Lotem assumed a classic imprinting mechanism that would occur only once, during the adult bird's first breeding season. Coots, however, seem to "imprint" on their first-hatched chicks each year. Coots reliably imprint on their own chicks because the first-laid eggs are the first to hatch, and parasitic eggs are deposited only in nests that already have eggs in them.
"It's not that coots are exceptionally smart. They just have reliable information that allows them to do what we expect all hosts 'should' be doing to defend themselves against parasitism," Shizuka said.
The common cuckoo and brown-headed cowbird are specialists in brood parasitism, shifting the burden of parental care onto other species rather than building their own nests. In coots, brood parasitism seems to be an optional component of a reproductive strategy based on laying large numbers of eggs.
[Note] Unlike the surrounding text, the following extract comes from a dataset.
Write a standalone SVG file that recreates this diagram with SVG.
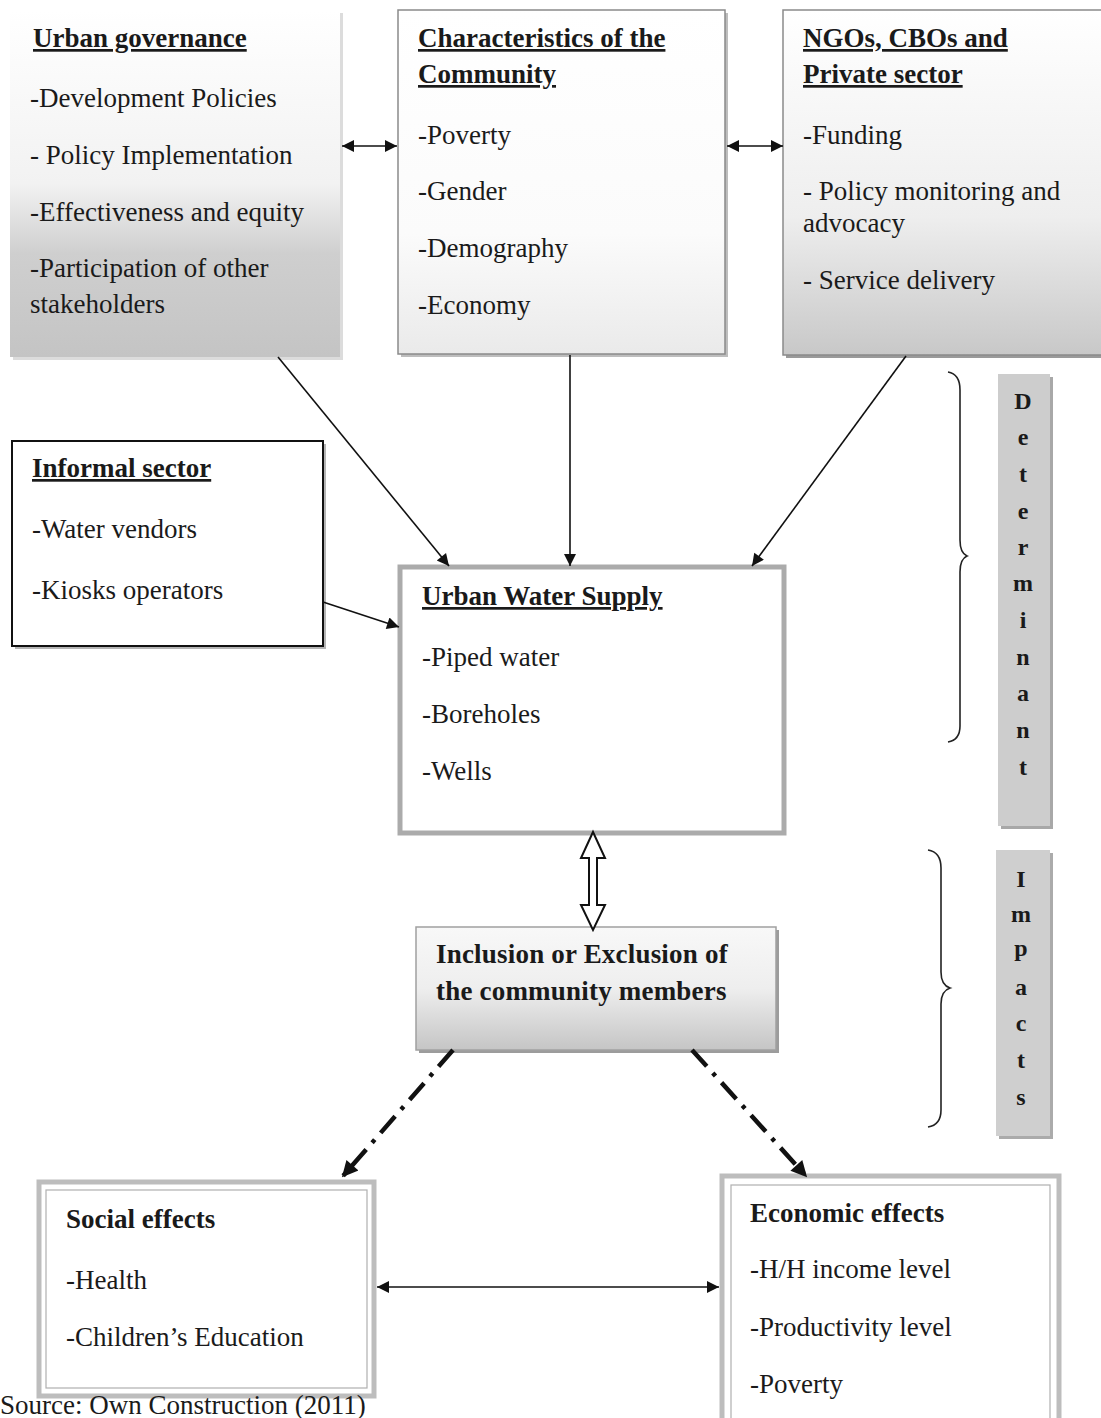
<svg xmlns="http://www.w3.org/2000/svg" width="1101" height="1418" viewBox="0 0 1101 1418">
<style>
text{font-family:"Liberation Serif","Times New Roman",serif;font-size:27px;fill:#1a1a1a}
.h{font-weight:bold;text-decoration:underline}
.b{font-weight:bold}
.v{font-weight:bold;font-size:24px;text-anchor:middle}
.c{stroke:#111;stroke-width:1.6;fill:none}
.dd{stroke:#111;stroke-width:4.5;fill:none;stroke-dasharray:22 9 4 9}
.br{stroke:#222;stroke-width:1.6;fill:none}
</style>
<defs>
<linearGradient id="gUG" x1="0" y1="0" x2="0" y2="1"><stop offset="0" stop-color="#ffffff"/><stop offset="0.5" stop-color="#f2f2f2"/><stop offset="0.7" stop-color="#cfcfcf"/><stop offset="1" stop-color="#c4c4c4"/></linearGradient>
<linearGradient id="gCH" x1="0" y1="0" x2="0" y2="1"><stop offset="0" stop-color="#ffffff"/><stop offset="0.65" stop-color="#fbfbfb"/><stop offset="1" stop-color="#eaeaea"/></linearGradient>
<linearGradient id="gNG" x1="0" y1="0" x2="0" y2="1"><stop offset="0" stop-color="#ffffff"/><stop offset="0.6" stop-color="#eeeeee"/><stop offset="1" stop-color="#c8c8c8"/></linearGradient>
<linearGradient id="gIN" x1="0" y1="0" x2="0" y2="1"><stop offset="0" stop-color="#f8f8f8"/><stop offset="0.5" stop-color="#eeeeee"/><stop offset="1" stop-color="#c5c5c5"/></linearGradient>
<marker id="ah" viewBox="0 0 10 10" refX="10" refY="5" markerWidth="16" markerHeight="12" markerUnits="userSpaceOnUse" orient="auto-start-reverse"><path d="M0,0 L10,5 L0,10 z" fill="#111"/></marker>
<marker id="ahb" viewBox="0 0 10 10" refX="9" refY="5" markerWidth="20" markerHeight="16" markerUnits="userSpaceOnUse" orient="auto"><path d="M0,0 L10,5 L0,10 z" fill="#111"/></marker>
</defs>
<rect width="1101" height="1418" fill="#ffffff"/>

<g id="urban-governance">
<rect x="13" y="13" width="330" height="347" fill="#dcdcdc"/>
<rect x="10" y="10" width="330" height="347" fill="url(#gUG)"/>
<text x="33" y="47" class="h">Urban governance</text>
<text x="30" y="107">-Development Policies</text>
<text x="30" y="164">- Policy Implementation</text>
<text x="30" y="221">-Effectiveness and equity</text>
<text x="30" y="277">-Participation of other</text>
<text x="30" y="313">stakeholders</text>
</g>

<g id="characteristics">
<rect x="401" y="13" width="327" height="344" fill="#bdbdbd"/>
<rect x="398" y="10" width="327" height="344" fill="url(#gCH)" stroke="#8a8a8a" stroke-width="1.5"/>
<text x="418" y="47" class="h">Characteristics of the</text>
<text x="418" y="83" class="h">Community</text>
<text x="418" y="144">-Poverty</text>
<text x="418" y="200">-Gender</text>
<text x="418" y="257">-Demography</text>
<text x="418" y="314">-Economy</text>
</g>

<g id="ngos">
<rect x="786" y="13" width="320" height="345" fill="#9a9a9a"/>
<rect x="783" y="10" width="320" height="345" fill="url(#gNG)" stroke="#8a8a8a" stroke-width="1.5"/>
<text x="803" y="47" class="h">NGOs, CBOs and</text>
<text x="803" y="83" class="h">Private sector</text>
<text x="803" y="144">-Funding</text>
<text x="803" y="200">- Policy monitoring and</text>
<text x="803" y="232">advocacy</text>
<text x="803" y="289">- Service delivery</text>
</g>

<g id="informal-sector">
<rect x="15" y="444" width="311" height="205" fill="#b5b5b5"/>
<rect x="12" y="441" width="311" height="205" fill="#ffffff" stroke="#111" stroke-width="2"/>
<text x="32" y="477" class="h">Informal sector</text>
<text x="32" y="538">-Water vendors</text>
<text x="32" y="599">-Kiosks operators</text>
</g>

<g id="urban-water-supply">
<rect x="400" y="567" width="384" height="266" fill="#ffffff" stroke="#ababab" stroke-width="5"/>
<text x="422" y="605" class="h">Urban Water Supply</text>
<text x="422" y="666">-Piped water</text>
<text x="422" y="723">-Boreholes</text>
<text x="422" y="780">-Wells</text>
</g>

<g id="determinant">
<rect x="1001" y="377" width="52" height="452" fill="#a8a8a8"/>
<rect x="998" y="374" width="52" height="452" fill="#cdcdcd"/>
<text x="1023" y="409" class="v">D</text>
<text x="1023" y="445" class="v">e</text>
<text x="1023" y="482" class="v">t</text>
<text x="1023" y="519" class="v">e</text>
<text x="1023" y="555" class="v">r</text>
<text x="1023" y="591" class="v">m</text>
<text x="1023" y="628" class="v">i</text>
<text x="1023" y="665" class="v">n</text>
<text x="1023" y="701" class="v">a</text>
<text x="1023" y="738" class="v">n</text>
<text x="1023" y="775" class="v">t</text>
</g>

<g id="impacts">
<rect x="999" y="853" width="54" height="286" fill="#ababab"/>
<rect x="996" y="850" width="54" height="286" fill="#cfcfcf"/>
<text x="1021" y="887" class="v">I</text>
<text x="1021" y="922" class="v">m</text>
<text x="1021" y="956" class="v">p</text>
<text x="1021" y="995" class="v">a</text>
<text x="1021" y="1031" class="v">c</text>
<text x="1021" y="1068" class="v">t</text>
<text x="1021" y="1105" class="v" font-weight="normal">s</text>
</g>

<g id="inclusion">
<rect x="419" y="930" width="360" height="123" fill="#9c9c9c"/>
<rect x="416" y="927" width="360" height="123" fill="url(#gIN)" stroke="#a0a0a0" stroke-width="1.5"/>
<text x="436" y="963" class="b" letter-spacing="0.2">Inclusion or Exclusion of</text>
<text x="436" y="1000" class="b" letter-spacing="0.2">the community members</text>
</g>

<g id="social-effects">
<rect x="39" y="1182" width="335" height="214" fill="#ffffff" stroke="#bdbdbd" stroke-width="5"/>
<rect x="46" y="1190" width="321" height="198" fill="none" stroke="#b0b0b0" stroke-width="1.2"/>
<text x="66" y="1228" class="b">Social effects</text>
<text x="66" y="1289">-Health</text>
<text x="66" y="1346">-Children’s Education</text>
</g>

<g id="economic-effects">
<rect x="722" y="1176" width="337" height="250" fill="#ffffff" stroke="#bdbdbd" stroke-width="5"/>
<rect x="731" y="1185" width="319" height="240" fill="none" stroke="#b0b0b0" stroke-width="1.2"/>
<text x="750" y="1222" class="b">Economic effects</text>
<text x="750" y="1278">-H/H income level</text>
<text x="750" y="1336">-Productivity level</text>
<text x="750" y="1393">-Poverty</text>
</g>

<g id="braces">
<path class="br" d="M948,372 Q960,374 960,390 L960,540 Q960,553 967,556 Q960,559 960,572 L960,726 Q960,740 948,742"/>
<path class="br" d="M928,850 Q941,852 941,868 L941,972 Q941,985 950,988 Q941,991 941,1004 L941,1110 Q941,1125 928,1127"/>
</g>

<g id="connectors">
<line class="c" x1="342" y1="146" x2="397" y2="146" marker-start="url(#ah)" marker-end="url(#ah)"/>
<line class="c" x1="727" y1="146" x2="783" y2="146" marker-start="url(#ah)" marker-end="url(#ah)"/>
<line class="c" x1="278" y1="357" x2="449" y2="566" marker-end="url(#ah)"/>
<line class="c" x1="570" y1="355" x2="570" y2="566" marker-end="url(#ah)"/>
<line class="c" x1="906" y1="356" x2="752" y2="566" marker-end="url(#ah)"/>
<line class="c" x1="323" y1="602" x2="399" y2="627" marker-end="url(#ah)"/>
<line class="c" x1="377" y1="1287" x2="719" y2="1287" marker-start="url(#ah)" marker-end="url(#ah)"/>
<path d="M593,832 L605,858 L597,858 L597,905 L605,905 L593,930 L581,905 L589,905 L589,858 L581,858 Z" fill="#ffffff" stroke="#111" stroke-width="2" stroke-linejoin="miter"/>
<line class="dd" x1="453" y1="1050" x2="343" y2="1176" marker-end="url(#ahb)"/>
<line class="dd" x1="692" y1="1050" x2="806" y2="1176" marker-end="url(#ahb)"/>
</g>

<text x="0" y="1414" font-size="25">Source: Own Construction (2011)</text>
</svg>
Depositing a few eggs in a neighbor's nest is just another way to increase the number of potential offspring.
The chances of survival in a neighbor's nest may be slim, but coots habitually lay more eggs than are likely to survive, Lyon said. Only in the best of years is there enough food for all of the chicks; in a typical year, about half of the chicks in each brood starve to death, he said. If a parasitic chick survives, another chick in the brood must die, which explains why coots have evolved such strong defenses against parasitism.
"We actually set out to study how coots bring their brood size into alignment with the availability of food, and what role hatching order plays in the culling process. But we kept seeing anecdotal evidence in the field that something else was going on," Lyon said. "With the parasitic chicks, they don't just let them starve, they attack them with a viciousness we hadn't seen before."
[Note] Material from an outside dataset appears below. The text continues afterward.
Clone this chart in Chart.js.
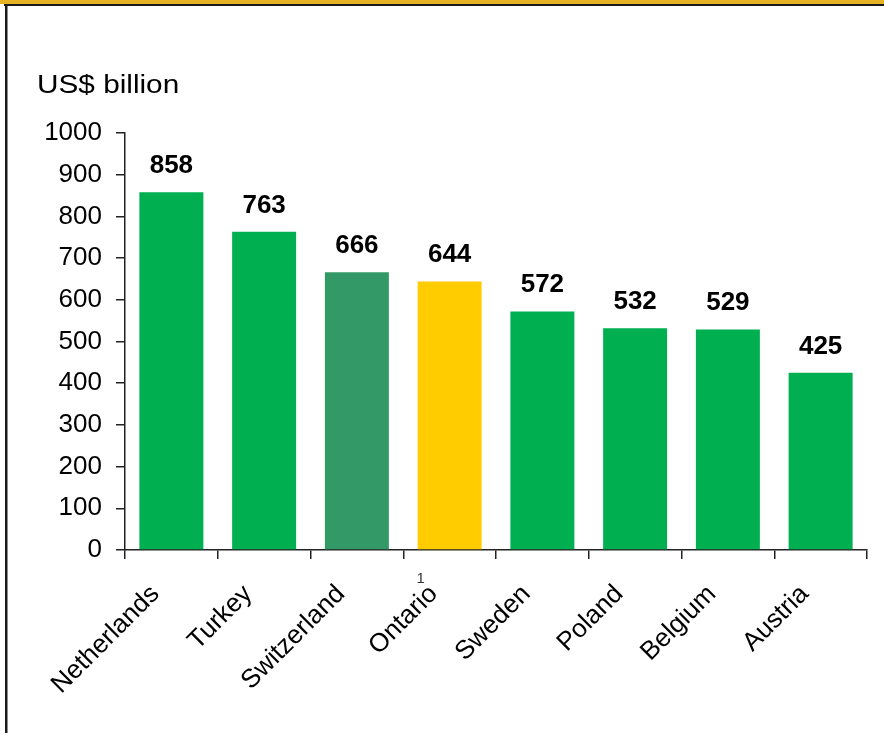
<!DOCTYPE html>
<html>
<head>
<meta charset="utf-8">
<script src="https://cdn.jsdelivr.net/npm/chart.js@4/dist/chart.umd.min.js"></script>
<style>
  html, body { margin: 0; padding: 0; background: #fff; }
  #wrap { width: 884px; height: 733px; }
</style>
</head>
<body>
<div id="wrap"><canvas id="chart" width="884" height="733"></canvas></div>
<script>
// GDP by economy, US$ billion
const categories = ['Netherlands', 'Turkey', 'Switzerland', 'Ontario', 'Sweden', 'Poland', 'Belgium', 'Austria'];
const gdpValues = [858, 763, 666, 644, 572, 532, 529, 425];
const barColors = ['#00B050', '#00B050', '#339966', '#FFCC00', '#00B050', '#00B050', '#00B050', '#00B050'];
const footnotes = ['', '', '', '1', '', '', '', ''];
const yTicks = [0, 100, 200, 300, 400, 500, 600, 700, 800, 900, 1000];
const unitLabel = 'US$ billion';

const FONT = '"Liberation Sans", Arial, Helvetica, sans-serif';

// Page frame: gold rule on top, dark rules along top and left
const framePlugin = {
  id: 'frame',
  beforeDraw(chart) {
    const ctx = chart.ctx;
    ctx.save();
    ctx.fillStyle = '#ffffff';
    ctx.fillRect(0, 0, chart.width, chart.height);
    ctx.fillStyle = '#E6B325';
    ctx.fillRect(0, 0, chart.width, 4);
    ctx.fillStyle = '#1a1a1a';
    ctx.fillRect(4, 4, chart.width - 4, 2);
    ctx.fillRect(5, 4, 2.5, chart.height - 4);
    ctx.restore();
  }
};

// Unit caption above the value axis (slightly wide lettering)
const unitPlugin = {
  id: 'unitCaption',
  afterDraw(chart) {
    const ctx = chart.ctx;
    const yScale = chart.scales.y;
    ctx.save();
    ctx.fillStyle = '#000';
    ctx.font = '25px ' + FONT;
    ctx.textAlign = 'left';
    ctx.textBaseline = 'alphabetic';
    ctx.translate(yScale.left, chart.chartArea.top - 40);
    ctx.scale(1.19, 1);
    ctx.fillText(unitLabel, 0, 0);
    ctx.restore();
  }
};

// Bold value labels above each bar, plus footnote markers on category labels
const valueLabelPlugin = {
  id: 'valueLabels',
  afterDatasetsDraw(chart) {
    const ctx = chart.ctx;
    const meta = chart.getDatasetMeta(0);
    ctx.save();
    ctx.fillStyle = '#000';
    ctx.font = 'bold 26px ' + FONT;
    ctx.textAlign = 'center';
    ctx.textBaseline = 'alphabetic';
    meta.data.forEach((bar, i) => {
      ctx.fillText(String(gdpValues[i]), bar.x, bar.y - 19);
    });
    const xScale = chart.scales.x;
    ctx.font = '15px ' + FONT;
    ctx.fillStyle = '#333';
    footnotes.forEach((note, i) => {
      if (!note) return;
      const px = xScale.getPixelForValue(i);
      ctx.fillText(note, px - 29, xScale.top + 33);
    });
    ctx.restore();
  }
};

new Chart(document.getElementById('chart'), {
  type: 'bar',
  data: {
    labels: categories,
    datasets: [{
      data: gdpValues,
      backgroundColor: barColors,
      borderWidth: 0,
      barPercentage: 0.69,
      categoryPercentage: 1.0
    }]
  },
  options: {
    responsive: false,
    animation: false,
    events: [],
    layout: { padding: { left: 37, right: 17, top: 133, bottom: 0 } },
    plugins: {
      legend: { display: false },
      tooltip: { enabled: false },
      title: { display: false }
    },
    scales: {
      x: {
        afterFit(scale) { scale.height = 183; },
        grid: {
          offset: true,
          drawOnChartArea: false,
          drawTicks: true,
          tickLength: 9,
          color: '#222',
          lineWidth: 1.5
        },
        border: { display: true, color: '#222', width: 1.5 },
        ticks: {
          color: '#000',
          font: { family: FONT, size: 26 },
          minRotation: 45,
          maxRotation: 45,
          autoSkip: false,
          padding: 20,
          labelOffset: -16
        }
      },
      y: {
        min: 0,
        max: 1000,
        afterFit(scale) { scale.width = 88; },
        afterBuildTicks(scale) { scale.ticks = yTicks.map(v => ({ value: v })); },
        grid: {
          drawOnChartArea: false,
          drawTicks: true,
          tickLength: 9,
          color: '#222',
          lineWidth: 1.5
        },
        border: { display: true, color: '#222', width: 1.5 },
        ticks: {
          color: '#000',
          font: { family: FONT, size: 26 },
          padding: 14,
          callback: (value) => String(value)
        }
      }
    }
  },
  plugins: [framePlugin, valueLabelPlugin, unitPlugin]
});
</script>
</body>
</html>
The researchers got a one-year extension to their grant, funded by the National Science Foundation, to study chick recognition at their study site in British Columbia. The experiment required removing eggs from the nests at the pipping stage (when the chick starts trying to break the shell) and hatching them in incubators. This allowed the researchers to tag the chicks and record which eggs they came from before returning them to the nests in a controlled sequence.
In one set of nests, the parents got their own chicks back on the first day. After that, chicks were returned to the nests in pairs consisting of an unrelated chick and a chick that belonged to the parents. The unrelated chicks were all siblings. In a second set of nests, the first chicks returned were not related to the parents, after which chicks were returned in pairs as in the first set of nests.
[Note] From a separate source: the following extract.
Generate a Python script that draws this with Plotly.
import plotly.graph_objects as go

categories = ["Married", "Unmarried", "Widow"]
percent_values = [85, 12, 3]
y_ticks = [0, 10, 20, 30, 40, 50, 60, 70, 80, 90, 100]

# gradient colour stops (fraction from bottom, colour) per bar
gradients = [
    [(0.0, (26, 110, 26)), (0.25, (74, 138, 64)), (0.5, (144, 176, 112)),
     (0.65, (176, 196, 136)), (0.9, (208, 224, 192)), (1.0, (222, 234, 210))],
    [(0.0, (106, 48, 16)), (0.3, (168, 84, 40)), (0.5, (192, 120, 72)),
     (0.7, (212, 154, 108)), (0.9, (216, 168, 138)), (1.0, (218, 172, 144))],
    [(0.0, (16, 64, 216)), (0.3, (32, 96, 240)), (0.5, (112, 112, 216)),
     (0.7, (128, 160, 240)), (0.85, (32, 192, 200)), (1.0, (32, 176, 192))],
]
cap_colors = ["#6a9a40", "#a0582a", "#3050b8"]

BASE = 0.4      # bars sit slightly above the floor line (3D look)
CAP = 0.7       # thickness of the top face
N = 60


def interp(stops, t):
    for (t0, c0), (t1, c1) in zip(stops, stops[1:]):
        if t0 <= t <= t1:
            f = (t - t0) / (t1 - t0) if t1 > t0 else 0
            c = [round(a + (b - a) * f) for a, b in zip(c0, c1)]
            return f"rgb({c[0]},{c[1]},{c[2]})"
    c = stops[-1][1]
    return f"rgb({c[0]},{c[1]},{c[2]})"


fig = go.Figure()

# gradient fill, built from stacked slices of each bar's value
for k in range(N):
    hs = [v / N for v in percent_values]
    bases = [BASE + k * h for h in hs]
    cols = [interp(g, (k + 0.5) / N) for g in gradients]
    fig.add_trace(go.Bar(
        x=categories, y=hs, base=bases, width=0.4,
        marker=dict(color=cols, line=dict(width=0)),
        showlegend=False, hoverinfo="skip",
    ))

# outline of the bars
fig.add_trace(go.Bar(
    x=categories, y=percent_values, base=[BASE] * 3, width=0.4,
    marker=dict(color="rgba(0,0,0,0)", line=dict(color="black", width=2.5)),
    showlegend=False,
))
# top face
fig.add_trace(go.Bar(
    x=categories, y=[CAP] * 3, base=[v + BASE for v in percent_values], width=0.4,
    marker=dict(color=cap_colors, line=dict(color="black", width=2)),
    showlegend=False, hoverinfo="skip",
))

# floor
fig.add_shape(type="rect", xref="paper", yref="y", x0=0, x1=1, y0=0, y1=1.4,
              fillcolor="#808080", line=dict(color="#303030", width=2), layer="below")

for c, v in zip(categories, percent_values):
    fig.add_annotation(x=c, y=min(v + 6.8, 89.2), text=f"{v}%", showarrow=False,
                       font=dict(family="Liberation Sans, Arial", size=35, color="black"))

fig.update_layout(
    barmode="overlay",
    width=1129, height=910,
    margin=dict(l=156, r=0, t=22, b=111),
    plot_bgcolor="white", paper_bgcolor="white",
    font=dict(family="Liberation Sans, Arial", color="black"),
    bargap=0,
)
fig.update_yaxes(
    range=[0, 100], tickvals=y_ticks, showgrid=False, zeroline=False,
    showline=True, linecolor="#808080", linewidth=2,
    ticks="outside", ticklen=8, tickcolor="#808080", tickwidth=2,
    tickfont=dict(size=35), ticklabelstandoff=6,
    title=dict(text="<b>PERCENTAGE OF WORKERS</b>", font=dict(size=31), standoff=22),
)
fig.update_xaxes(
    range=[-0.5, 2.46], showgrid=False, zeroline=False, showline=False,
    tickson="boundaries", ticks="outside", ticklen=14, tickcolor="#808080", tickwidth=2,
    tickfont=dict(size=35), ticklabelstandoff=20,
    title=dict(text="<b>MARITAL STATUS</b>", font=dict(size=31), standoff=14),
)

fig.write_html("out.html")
In all cases, a chick's chances of survival were highest if it was returned to the nest on the first day or was a sibling of the first chicks. If the first chicks were unrelated to the parents, the parents would favor them and their siblings and drive off their own chicks. "The parents learn the first chicks they start taking care of as their own, and base their decisions about later chicks on that," Shizuka said.
Using first-hatched chicks as the basis for recognition will be adaptive only if there is a low probability of parasitic chicks hatching first, he said. In a search of the scientific literature, Shizuka found two recent examples of birds, both in Australia, that appear to be able to recognize and reject cuckoo chicks. He said he hopes to learn more about those species and find out how they compare to coots.
The researchers also want to find out what cues coot parents use to recognize their chicks. The possibilities include smell, vocal calls, and visual cues such as plumage. "Those are all plausible hypotheses, but we don't know yet," Shizuka said.